I found the issue with my code, I was implementing a simple Transformer block like this

class TransformerBlock(nn.Module):
    """
    Transformer Block

    Args:
        dim (int): input dimension
        num_heads (int): number of attention heads
        mlp_ratio (float): ratio of mlp hidden dim to input dim
        qkv_bias (bool): if True, add bias to the qkv projection
        qk_scale (float): scale factor for the qk projection
        drop (float): dropout rate
        attn_drop (float): attention dropout rate
        drop_path (float): stochastic depth rate
        act_layer (nn.Module): activation layer
        norm_layer (nn.Module): normalization layer
        sr_ratio (int): spatial reduction ratio

    Returns:
        torch.Tensor: output tensor, shape (B, N, C), N=H*W
    """

    def __init__(self, dim:int, num_heads:int, mlp_ratio:float=4.,
                 qkv_bias:bool=False, qk_scale:float=None, drop:float=0., attn_drop:float=0.,
                 drop_path:float=0., act_layer:nn.Module=nn.GELU, norm_layer:nn.Module=nn.LayerNorm, sr_ratio:int=1) -> None:
        super(TransformerBlock, self).__init__()
        self.norm1 = norm_layer(dim)
        self.attn = SelfAttention(dim, num_heads=num_heads, qkv_bias=qkv_bias, qk_scale=qk_scale,
                                   attn_drop=attn_drop, proj_drop=drop, sr_ratio=sr_ratio)
        self.drop_path = DropPath(drop_path) if drop_path > 0. else nn.Identity()
        self.norm2 = norm_layer(dim)
        mlp_hidden_dim = int(dim * mlp_ratio)
        self.mlp = MLP(input_dim=dim, hidden_dim=mlp_hidden_dim, act_layer=act_layer, drop=drop)

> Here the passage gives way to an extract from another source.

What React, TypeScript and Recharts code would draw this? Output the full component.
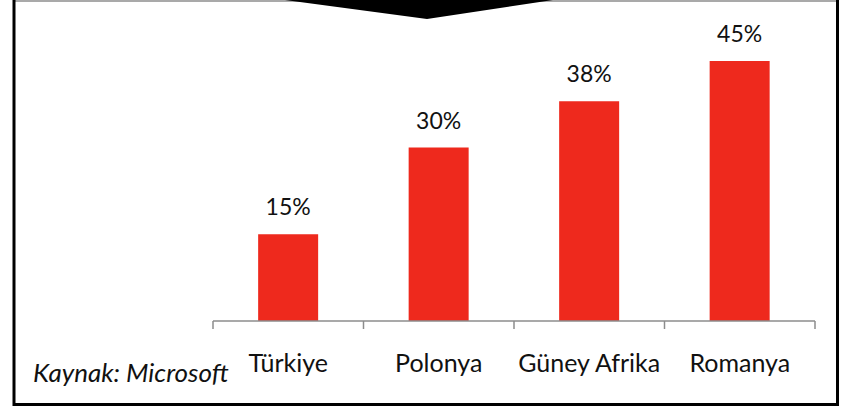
import * as React from 'react'
import { Bar, BarChart, LabelList, XAxis, YAxis } from 'recharts'

const countries = ['Türkiye', 'Polonya', 'Güney Afrika', 'Romanya']
const shares = [15, 30, 38, 45]

const data = countries.map((name, i) => ({ name, share: shares[i] }))

const RED = '#EE291D'
const AXIS = '#8c8c8c'
const FONT = 'Lato, "Noto Sans", sans-serif'

// category label plus the boundary tick marks (Excel draws ticks between categories)
function CategoryTick(props: any) {
  const { x, y, payload, index } = props
  const half = payload.offset ?? 0
  const axisY = y - 8
  const last = index === countries.length - 1
  return (
    <g>
      <line x1={x - half} x2={x - half} y1={axisY} y2={axisY + 8} stroke={AXIS} strokeWidth={1.5} />
      {last && (
        <line x1={x + half} x2={x + half} y1={axisY} y2={axisY + 8} stroke={AXIS} strokeWidth={1.5} />
      )}
      <text x={x} y={axisY + 51} textAnchor="middle" fontSize={25} fill="#111" fontFamily={FONT}>
        {payload.value}
      </text>
    </g>
  )
}

export default function App() {
  return (
    <div style={{ position: 'fixed', left: 0, top: 0, width: 846, height: 409, background: '#fff' }}>
      <BarChart
        width={846}
        height={409}
        data={data}
        margin={{ top: 32, right: 31, bottom: 28, left: 213 }}
        barCategoryGap="30%"
      >
        <XAxis
          dataKey="name"
          height={60}
          tickSize={8}
          tickMargin={0}
          tickLine={false}
          axisLine={{ stroke: AXIS, strokeWidth: 1.5 }}
          tick={<CategoryTick />}
          interval={0}
        />
        <YAxis hide domain={[0, 50]} width={0} />
        <Bar dataKey="share" fill={RED} isAnimationActive={false}>
          <LabelList
            dataKey="share"
            position="top"
            offset={19}
            formatter={(v: any) => `${v}%`}
            fill="#111"
            fontSize={23}
            fontFamily={FONT}
          />
        </Bar>
      </BarChart>
      <svg
        width={846}
        height={409}
        style={{ position: 'absolute', left: 0, top: 0, pointerEvents: 'none' }}
      >
        <line x1={15} x2={837} y1={1} y2={1} stroke="#555" strokeWidth={1.2} />
        <line x1={14} x2={14} y1={0} y2={406} stroke="#000" strokeWidth={3} />
        <line x1={837.5} x2={837.5} y1={0} y2={406} stroke="#000" strokeWidth={3} />
        <line x1={13} x2={839} y1={404.5} y2={404.5} stroke="#000" strokeWidth={3} />
        <polygon points="285,0 553,0 427,19" fill="#000" />
        <text
          x={33}
          y={382}
          fontSize={26}
          fontStyle="italic"
          fill="#111"
          fontFamily={FONT}
        >
          Kaynak: Microsoft
        </text>
      </svg>
    </div>
  )
}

        self.apply(self._init_weights)

    def _init_weights(self, m:nn.Module) -> None:
        """
        Initialise weights of the layer m

        Args:
            m (nn.Module): model layer

        Returns:
            None
        """

        if isinstance(m, nn.Linear):
            trunc_normal_(m.weight, std=.02)
            if isinstance(m, nn.Linear) and m.bias is not None:
                nn.init.constant_(m.bias, 0)
        elif isinstance(m, nn.LayerNorm):
            nn.init.constant_(m.bias, 0)
            nn.init.constant_(m.weight, 1.0)
        elif isinstance(m, nn.Conv2d):
            fan_out = m.kernel_size[0] * m.kernel_size[1] * m.out_channels
            fan_out //= m.groups
            m.weight.data.normal_(0, math.sqrt(2.0 / fan_out))
            if m.bias is not None:
                m.bias.data.zero_()

    def forward(self, x:torch.Tensor, H:int, W:int) -> torch.Tensor:
        """
        forward method

        Args:
            x (torch.Tensor): input tensor, shape (B, N, C), N=H*W
            H (int): height
            W (int): width
        """

        x_ = self.drop_path(self.attn(self.norm1(x), H, W)) + x
        x_ = self.drop_path(self.mlp(self.norm2(x), H, W)) + x_

        return x

initially, my forward method contained a inplace operation

def forward(self, x:torch.Tensor, H:int, W:int) -> torch.Tensor:
    """
    forward method

    Args:
        x (torch.Tensor): input tensor, shape (B, N, C), N=H*W
        H (int): height
        W (int): width
    """

    x += self.drop_path(self.attn(self.norm1(x), H, W))
    x += self.drop_path(self.mlp(self.norm2(x), H, W))

    return x

I am still confused, as to why such inplace operation would cause this error.

If e.g. self.norm1/2 need the original input tensor x for the gradient computation your code will manipulate x inplace and thus disallowing the right gradient computation raising the error.